EDIT: I ran a benchmark with my setup. My setup currently uses 16 threads on an Intel i9, MSVC compiler, c++latest, and avx512. One thing to point out, is that your matrix size is much, much larger than the cache size of the processor. Therefore, the behavior I expected, was that Eigen should converge to roughly the same performance as other libraries, since loading from RAM becomes the main bottleneck, not the calculation speed.

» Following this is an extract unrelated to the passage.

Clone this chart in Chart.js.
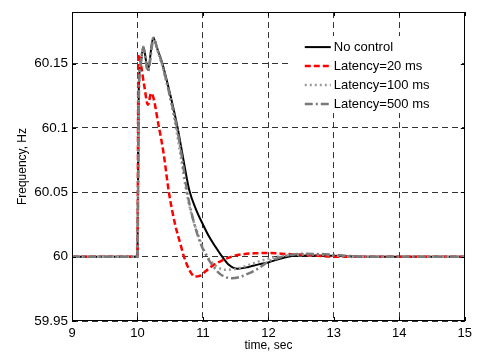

That said, blaze was performing significantly better in my setup for your particular test case. Even my own libary was doing better in this region (Eigen generally does better than my library in most areas, so this is surprising behavior to me). I am seeing a roughly 2x performance degredation on my machine compared to the raw for loop. I did some digging, and I came across this: https://eigen.tuxfamily.org/bz/show_bug.cgi?id=1765

It seems that my particular setup is plagued by a bug that's specific to c++17+ and msvc. I cannot rectify this easily, since my test setup requires c++20 support. Once you've verified that the optimizations are in place, and your problem still persists, you might try reaching out to the Eigen guys and file a bug report. If I understand the problem correctly, msvc doesn't have a way to forcefully inline assembly and intrinsics. The best you can do is strongly suggest that the compiler inline the code. GCC/Clang should not have this problem though, and I see you're compiling with C++11. Perhaps they understood the bug incorrectly, or it is unrelated to the msvc bug. Either way, the Eigen team could likely benefit from your feedback.